Unlike Old Soldiers, Time Marches On

melting clockWhen I was young I would go to the Armistice Day parade, just around the corner from where I lived, and there I would see elderly veterans from the First World War. As I grew up, I would meet more elderly veterans, except they were by then from the Second World War. Now I meet elderly veterans of the war in Vietnam who are, of course, my  contemporaries. No reason to mention any of this, other than that sense of personal connection to the war which began 100 years ago this month.

But what is remarkable is that the country each of those generations of old soldiers defended was a different country from the one we live in now and, no doubt, very different from the country it will be 30 years or more hence. Amongst the many things that I read as a university student very few have stuck with me as active memories, but one exception is the statement made somewhere by someone that every social theorist and revolutionary, were they returned to earth a hundred years after they had written or fought, would hate the world they had helped to create. Maybe part of getting old is that sense of alienation from the present. Things look crazy, and I speak as someone who was not only a contemporary of the original hippies and the new left, but was actually one amongst them. No one since has been as crazy as we were in those days, and I have come to feel my generation has a very great deal to answer for. But perhaps I am just one more of those theorists who would find the world they helped to create more awful than they could possibly have imagined. But it would not surprise me, a century into the future, that I would not like the world I helped to shape. It was perhaps ever thus.

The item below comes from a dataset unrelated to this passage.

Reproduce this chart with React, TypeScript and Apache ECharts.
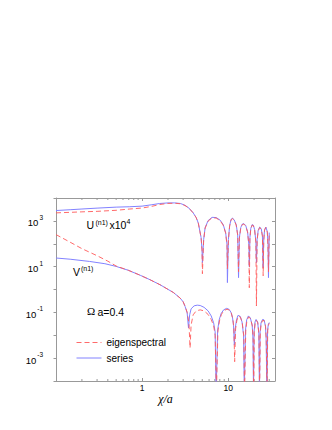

My contribution to the mass of discussion on the outbreak of WWI is to mention my favourite book on the topic, Frank Furedi’s World War One: Still No End in Sight. He makes the point that The Great War presented one of the great discontinuities in history, an eruption from which the world we share today is still experiencing major aftershocks. He reviewed the way things evolved, decade by decade, so that there is an almost geological stratification of the various periods. My hippy days/era-of-the-new-left foundation period has its own ways of marking individuals. And if you see the 1960s against the 1950s, the 1940s, the 1930s and back through to the 1920s, you cannot help noticing how different was each period was from those before and after and, of course, the present.

Part of those transformations is technology, but there is something else, too. Moods shift, the temper of the times change. The only time I ever remember my mother being outraged by something I said – and she was a woman of the left – was when I quoted a friend who said, “better a sexual revolution than no revolution at all.” I see my mother’s point, but to tell the truth, the 1960s were as puritanical, compared with today, as were Edwardians in comparison with 1960s types. Such sweet innocence! It was heaven to be young, but I suppose it always is and will be.

That WWI broke up ancient empires and created new ones is not in doubt. That we would be as different as different could be had WWI been somehow prevented I also have no doubt. But such is the way of the world. Major events happen, as they will continue to do. What Furedi does is remind you that things change and nothing stays as it is. There is no permanence, and that everything you think really matters, down to the core values by which you set your moral compass, is but windblown ephemera whose existence a century from now cannot be even remotely guaranteed.

We all live in the present, but the present keeps sliding into that unknown future which holds horrors one cannot even begin to imagine. And great pleasures too, of course, so we must just battle on.